There’s also Jamie Bennett (Colin Firth), a British crime novelist whose relationship with his girlfriend just ended unpleasantly, who goes to a cottage in France to work in solitude and lick his wounds and falls in love with his Portuguese maid Aurelia (Lucia Moniz). And then there’s Mark (Andrew Lincoln), who’s in love with his best friend’s new wife Juliet (played by Keira Knightley, or, as I call her, Skeletor – have a few sandwiches, Keira). There’s even a visit to the Prime Minister by an obnoxious United States president (Billy Bob Thornton) who’s sort of a blend of a lecherous Bill Clinton and a bullying George W. Bush. The president hits on Natalie and inspires Grant’s PM, in a memorable scene, to stand up to him rather boldly during a press conference. Watch for the delightful cameo by Rowan Atkinson, with whom Curtis has a long working relationship.

But it is Bill Nighy who tucks this movie under his arm and effortlessly walks away with it. He plays Billy Mack, a washed up, crusty old rock star who’s trying to make a comeback with a cover of “Love is All Around,” which has been transformed into a clumsy Christmas song. Mack is hoping his song will be the Christmas Number One and beat out the favored band, a group of slick youngsters called Blue. He goes from one radio and TV guest spot to another to promote his song, always accompanied by his longtime manager, Joe (Gregor Fisher), who looks sad and worried. Joe looks sad because ... well, we don't know exactly why, but just looking at him, we can see behind him a life filled with disappointments, a life lived on the fringes of the happiness of others. He is worried because he knows Mack is beyond caring anymore and will say and do whatever pops into his head. This provides some of the movie’s funniest and most touching moments. While on a radio show, Mack says, “When I was young and successful, I was greedy and foolish, and now I'm left with no one. Wrinkled and alone.” He says it matter-of-factly, but we know he means it, we know it’s true. The DJ expresses his gratitude for Mack’s frankness, and Mack says he’ll truthfully answer any question asked. So the DJ says, “Best shag you ever had.” Mack responds, “Brittney Spears.” Then he adds, “No, only kidding. She was rubbish.” When Mack begins to act up on a TV show, the hosts remind him that children are watching, so he says, “Hiya kids. Here is an important message from your Uncle Bill. Don't buy drugs. Become a pop star, and they give you them for free!”

Love Actually is a necklace strung with one beautiful, priceless gem after another. It deftly shifts from sparkling comedy to real emotion, though the emotion is always delivered in an understated way. Since my first viewing in 2003, I’ve lost track of the number of times I’ve seen it, but it has not lost an ounce of its effectiveness. If anything, it has become more effective. There are at least four moments in the movie that choke me up and make it necessary for me to blow my nose no matter how many times I see it, moments of such honest expressions of love and emotion that they hurt, but in a good way: When “Bye-Bye Baby” plays at Joanna’s funeral; when Karen opens her Christmas gift and realization dawns on her; when Mark reveals himself to Juliet at the front door and then tells himself, “Enough. Enough now,” as he walks away; and the scene that really knocks me out is when Billy Mack leaves Elton John’s party early to spend Christmas Eve with Joe and spills his guts to his astonished, teary-eyed manager. They aren’t the only ones, just the ones that hit me hardest. If you’ve seen the movie, you know the scenes I’m talking about. If you haven’t, what are you waiting for?

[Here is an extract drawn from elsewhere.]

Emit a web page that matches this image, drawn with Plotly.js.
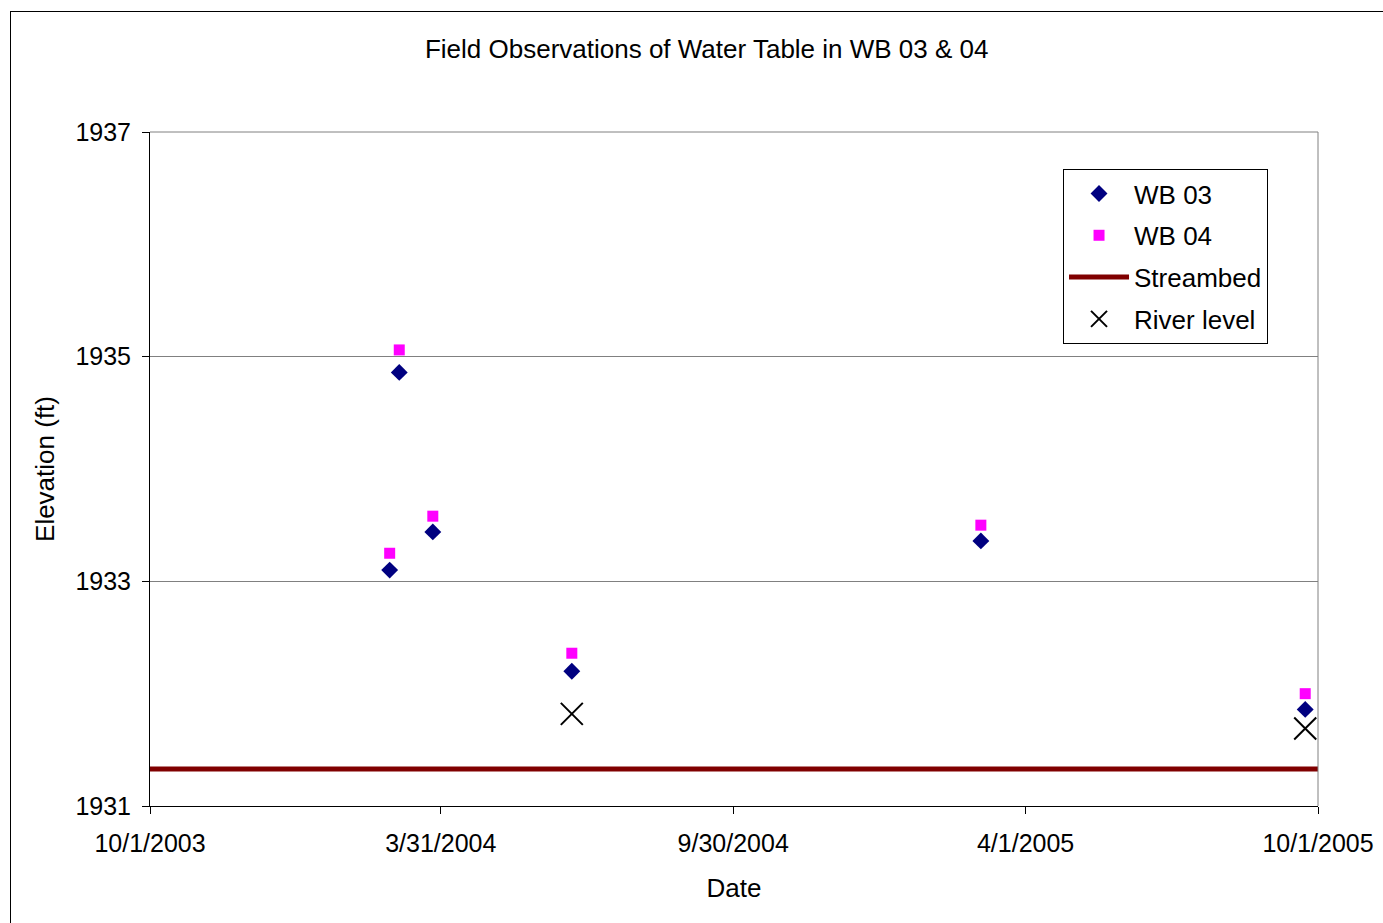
<!DOCTYPE html>
<html>
<head>
<meta charset="utf-8">
<script src="https://cdn.plot.ly/plotly-3.0.1.min.js"></script>
<style>
html,body{margin:0;padding:0;background:#fff;overflow:hidden;}
#wrap{position:relative;width:1383px;height:923px;}
#chart{width:1383px;height:923px;}
#frame{position:absolute;left:10px;top:11px;width:1400px;height:950px;border:1.5px solid #000;pointer-events:none;}
</style>
</head>
<body>
<div id="wrap"><div id="chart"></div><div id="frame"></div></div>
<script>
const wb03Dates = ['2004-02-28','2004-03-05','2004-03-26','2004-06-21','2005-03-04','2005-09-23'];
const wb03Elev  = [1933.10, 1934.86, 1933.44, 1932.20, 1933.36, 1931.86];
const wb04Dates = ['2004-02-28','2004-03-05','2004-03-26','2004-06-21','2005-03-04','2005-09-23'];
const wb04Elev  = [1933.25, 1935.06, 1933.58, 1932.36, 1933.50, 1932.00];
const streambedDates = ['2003-10-01','2005-10-01'];
const streambedElev  = [1931.33, 1931.33];
const riverDates = ['2004-06-21','2005-09-23'];
const riverElev  = [1931.82, 1931.69];
const xTickVals = ['2003-10-01','2004-03-31','2004-09-30','2005-04-01','2005-10-01'];
const xTickText = ['10/1/2003','3/31/2004','9/30/2004','4/1/2005','10/1/2005'];
const yTickVals = [1931, 1933, 1935, 1937];

const font = 'Liberation Sans, Arial, sans-serif';

const traces = [
  {x: wb03Dates, y: wb03Elev, name: 'WB 03', legendgroup: 'a', mode: 'markers', type: 'scatter',
   marker: {symbol: 'diamond', size: 13, color: '#000080'}},
  {x: wb04Dates, y: wb04Elev, name: 'WB 04', legendgroup: 'b', mode: 'markers', type: 'scatter',
   marker: {symbol: 'square', size: 11, color: '#FF00FF'}},
  {x: streambedDates, y: streambedElev, name: 'Streambed', legendgroup: 'c', mode: 'lines', type: 'scatter',
   line: {color: '#800000', width: 5}},
  {x: riverDates, y: riverElev, name: 'River level', legendgroup: 'd', mode: 'markers', type: 'scatter',
   marker: {symbol: 'x-thin-open', size: 22, color: '#000', line: {color: '#000', width: 2}}}
];

const layout = {
  width: 1383, height: 923,
  margin: {l: 150, r: 65, t: 132, b: 117},
  paper_bgcolor: '#fff', plot_bgcolor: '#fff',
  font: {family: font, size: 24, color: '#000'},
  title: {text: 'Field Observations of Water Table in WB 03 & 04', font: {family: font, size: 26, color: '#000'},
          x: 0.511, xanchor: 'center', y: 0.947, yanchor: 'middle'},
  xaxis: {
    type: 'date', range: ['2003-10-01','2005-10-01'],
    tickmode: 'array', tickvals: xTickVals, ticktext: xTickText,
    ticks: 'outside', ticklen: 7, tickcolor: '#000', tickwidth: 1,
    showline: true, linecolor: '#000', linewidth: 1, mirror: false,
    showgrid: false, zeroline: false, ticklabelstandoff: 8,
    tickfont: {family: font, size: 25, color: '#000'},
    title: {text: 'Date', font: {family: font, size: 26, color: '#000'}, standoff: 22}
  },
  yaxis: {
    range: [1931, 1937],
    tickmode: 'array', tickvals: yTickVals,
    ticks: 'outside', ticklen: 7, tickcolor: '#000', tickwidth: 1,
    showline: true, linecolor: '#000', linewidth: 1,
    showgrid: true, gridcolor: '#808080', gridwidth: 1, zeroline: false,
    ticklabelstandoff: 6,
    tickfont: {family: font, size: 25, color: '#000'},
    title: {text: 'Elevation (ft)', font: {family: font, size: 26, color: '#000'}, standoff: 13}
  },
  shapes: [
    {type: 'line', xref: 'paper', yref: 'paper', x0: 1, x1: 1, y0: 0, y1: 1, line: {color: '#808080', width: 1}},
    {type: 'line', xref: 'paper', yref: 'paper', x0: 0, x1: 1, y0: 1, y1: 1, line: {color: '#808080', width: 1}}
  ],
  legend: {
    x: 0.7817, y: 0.945, xanchor: 'left', yanchor: 'top',
    bgcolor: '#fff', bordercolor: '#000', borderwidth: 1,
    font: {family: font, size: 26, color: '#000'},
    tracegroupgap: 5, itemwidth: 60
  },
  showlegend: true
};

Plotly.newPlot('chart', traces, layout, {displayModeBar: false, staticPlot: true});
</script>
</body>
</html>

Curtis is brilliant in his use of pop songs throughout his movies, and Love Actually is no exception. After watching the movie, it’s hard to imagine it without those songs, or to imagine what other songs would have been more appropriate in the spots where they’re used. It's one of Curtis's many touches of perfection. Along with the songs, Craig Armstrong’s score is buoyant and uplifting. The whole thing is topped off by a spectacular rendition of “All I Want For Christmas is You,” beautifully performed by young Olivia Olson. Mariah Carey, eat your breast implants out.

The movie runs about two hours and ten minutes, but according to Richard Curtis on the DVD supplemental material, the original cut was three and a half hours. Some of the deleted footage is included on the DVD, and I strongly recommend watching it because it’s brilliant. I would love to see the movie restored to its full length. I guess the conventional wisdom is that it simply would not do for a romantic comedy to run that long. There are critics who slammed Love Actually for being too long at its current running time. I don’t understand this. Roger Ebert wrote, “No good movie is too long; no bad movie is short enough.” In my opinion, Love Actually is a great movie – quietly, gently great, but great nonetheless – and running for three and a half hours would not have changed that. Movies that run that long certainly aren’t unheard of, but they aren’t romantic comedies. War movies or historical epics, maybe, but never romantic comedies. Richard Curtis once said, “If you write a story about a soldier going AWOL and kidnapping a pregnant woman and finally shooting her in the head, it's called searingly realistic, even though it's never happened in the history of mankind. Whereas if you write about two people falling in love, which happens about a million times a day all over the world, for some reason or another, you're accused of writing something unrealistic and sentimental.”

Love Actually begins with a voiceover by Hugh Grant while we watch people reuniting at Heathrow airport, all of which was shot by hidden cameras placed there for a week. It sets the tone for the entire film. I think it’s beautiful:

“Whenever I get gloomy with the state of the world, I think about the arrivals gate at Heathrow Airport. General opinion's starting to make out that we live in a world of hatred and greed, but I don't see that. It seems to me that love is everywhere. Often, it's not particularly dignified or newsworthy, but it's always there – fathers and sons, mothers and daughters, husbands and wives, boyfriends, girlfriends, old friends. When the planes hit the Twin Towers, as far as I know, none of the phone calls from the people on board were messages of hate or revenge – they were all messages of love. If you look for it, I've got a sneaking suspicion love actually ... is all around.”

This Christmas, watch Love Actually with someone – or a group of someones – you love.